2020 Q&A: My thoughts on Walmart.com, private label, eBay, and more!

Today I’m going to be answering some of the most frequent questions I’ve been getting over the past year, including some that have been brought up in the goals post from last week and the webinar I hosted Thursday night.

Here are the questions I address in the post:

I’ll be announcing some exciting specifics regarding the Accelerators live on Tuesday night. After that I’ll be dedicating a substantial period of time to answer more questions – so if you have any that aren’t addressed here, make sure to sign up now.

Do you see private labeling and developing your own brands as being a bigger part of your future?

Yes, I do see it being a bigger part of the future.

We have a lot of opportunities with the existing companies that we work with, especially on the RA & wholesale sides, but I think we need to have our own brands in the mix as well.

I have one idea for a product line that I plan to launch in mid to late 2020. Our plan will be to initially launch primarily on Amazon, then look to sell the product on our own site as well.

Unless this really takes off, it will be a secondary focus area for 2020, but it’s an area we want to expand in the next few years.

What role does Walmart.com play in your business and do you think it will increase?

Walmart.com, along with marketplaces that other retailers are developing, will likely play an increasing role in our business as they aim to compete directly with Amazon.
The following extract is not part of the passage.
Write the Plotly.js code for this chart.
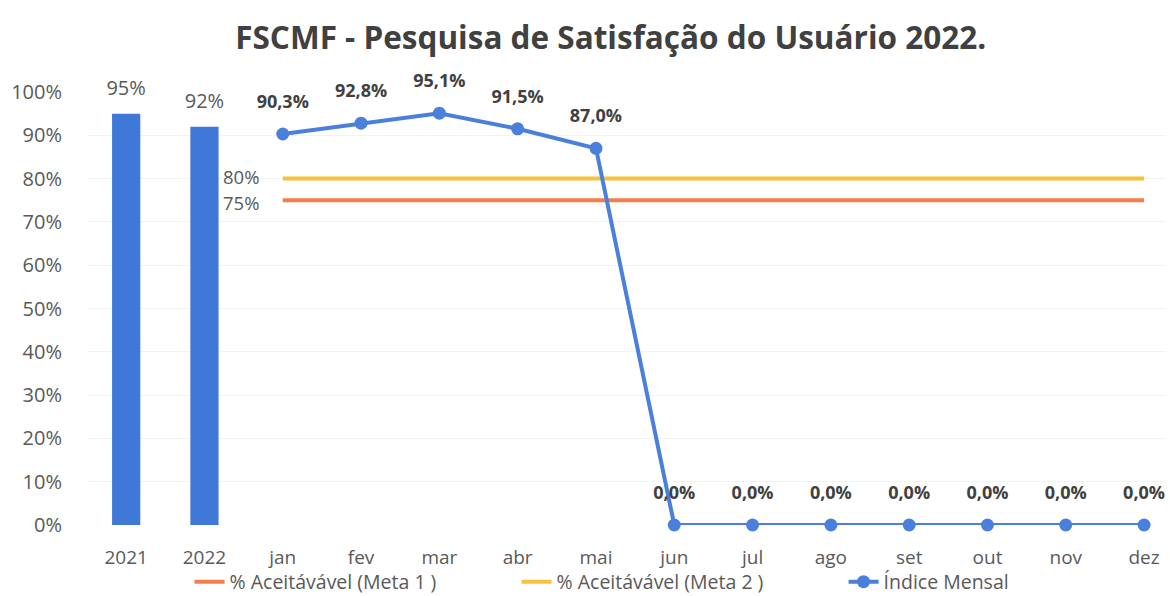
<!DOCTYPE html>
<html><head><meta charset="utf-8">
<script src="https://cdn.plot.ly/plotly-3.0.1.min.js"></script>
<style>body{margin:0;background:#fff}#c{width:1170px;height:596px}</style>
</head><body><div id="c"></div>
<script>
const categories = ['2021','2022','jan','fev','mar','abr','mai','jun','jul','ago','set','out','nov','dez'];
const yearCats = ['2021','2022'];
const yearValues = [0.95, 0.92];
const months = ['jan','fev','mar','abr','mai','jun','jul','ago','set','out','nov','dez'];
const indiceMensal = [0.903, 0.928, 0.951, 0.915, 0.870, 0, 0, 0, 0, 0, 0, 0];
const meta1 = months.map(() => 0.75);
const meta2 = months.map(() => 0.80);
const yTicks = [0,0.1,0.2,0.3,0.4,0.5,0.6,0.7,0.8,0.9,1.0];

const FONT = '"Open Sans", sans-serif';
const GRAY = '#595959';
const fmt1 = v => (v*100).toFixed(1).replace('.', ',') + '%';
const fmt0 = v => Math.round(v*100) + '%';

const traces = [
  {type:'bar', x: yearCats, y: yearValues, width: 0.36, marker:{color:'#3f78d8'}, showlegend:false, hoverinfo:'skip'},
  {type:'scatter', mode:'markers+text', x: yearCats, y: yearValues, text: yearValues.map(fmt0), textposition:'top center',
   marker:{size:20, opacity:0}, textfont:{family:FONT, size:20, color:GRAY}, showlegend:false, cliponaxis:false},
  {type:'scatter', mode:'lines', name:'% Aceitávável (Meta 1 )', x: months, y: meta1,
   line:{color:'#f47d4a', width:4}},
  {type:'scatter', mode:'lines', name:'% Aceitávável (Meta 2 )', x: months, y: meta2,
   line:{color:'#f8c23a', width:4}},
  {type:'scatter', mode:'lines+markers', name:'Índice Mensal', x: months, y: indiceMensal,
   line:{color:'#4a80dc', width:4}, marker:{size:13, color:'#4a80dc'}, cliponaxis:false},
  {type:'scatter', mode:'markers+text', x: months, y: indiceMensal, showlegend:false,
   marker:{size:33, opacity:0}, text: indiceMensal.map(fmt1), textposition:'top center', cliponaxis:false,
   textfont:{family:FONT, size:18, color:'#404040', weight:'bold'}}
];

const annotations = [
  {x: months[0], y: meta2[0], text: fmt0(meta2[0]), xref:'x', yref:'y', xanchor:'right', xshift:-22, yshift:2, showarrow:false,
   font:{family:FONT, size:18.5, color:GRAY}},
  {x: months[0], y: meta1[0], text: fmt0(meta1[0]), xref:'x', yref:'y', xanchor:'right', xshift:-22, yshift:-2, showarrow:false,
   font:{family:FONT, size:18.5, color:GRAY}}
];

const layout = {
  width:1170, height:596,
  margin:{l:87, r:4, t:92, b:71},
  paper_bgcolor:'#fff', plot_bgcolor:'#fff',
  font:{family:FONT, color:GRAY},
  title:{text:'FSCMF - Pesquisa de Satisfação do Usuário 2022.', x:0.522, xanchor:'center', y:0.937, yanchor:'middle',
    font:{family:FONT, size:31.5, color:'#404040', weight:'bold'}},
  xaxis:{type:'category', categoryorder:'array', categoryarray: categories, range:[-0.5, 13.28], automargin:false,
    showgrid:false, zeroline:false, showline:false, ticks:'outside', ticklen:15, tickcolor:'rgba(0,0,0,0)',
    tickfont:{family:FONT, size:19, color:GRAY}},
  yaxis:{range:[0,1], tickvals:yTicks, ticktext:yTicks.map(fmt0), showgrid:true, gridcolor:'#f3f3f3', automargin:false,
    zeroline:false, showline:false, ticks:'outside', ticklen:20, tickcolor:'rgba(0,0,0,0)',
    tickfont:{family:FONT, size:20, color:GRAY}},
  showlegend:true,
  legend:{orientation:'h', xref:'container', yref:'container', x:0.162, xanchor:'left', y:0.0235, yanchor:'middle',
    bgcolor:'rgba(0,0,0,0)', font:{family:FONT, size:19.5, color:GRAY}, entrywidth:282, tracegroupgap:0},
  annotations: annotations
};

Plotly.newPlot('c', traces, layout, {displayModeBar:false, staticPlot:true});
</script></body></html>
We are currently approved to sell on Walmart and are in the process of getting our first items listed there now.

We plan to initially list a very small selection of our products there and will use the results from that to determine what additional products to sell on Walmart. If things go well, we will aim to have all of our best selling products from our suppliers listed on Walmart in addition to Amazon.

This of course assumes that the companies we work with on the wholesale side of things are ok with being listed on Walmart, not all are.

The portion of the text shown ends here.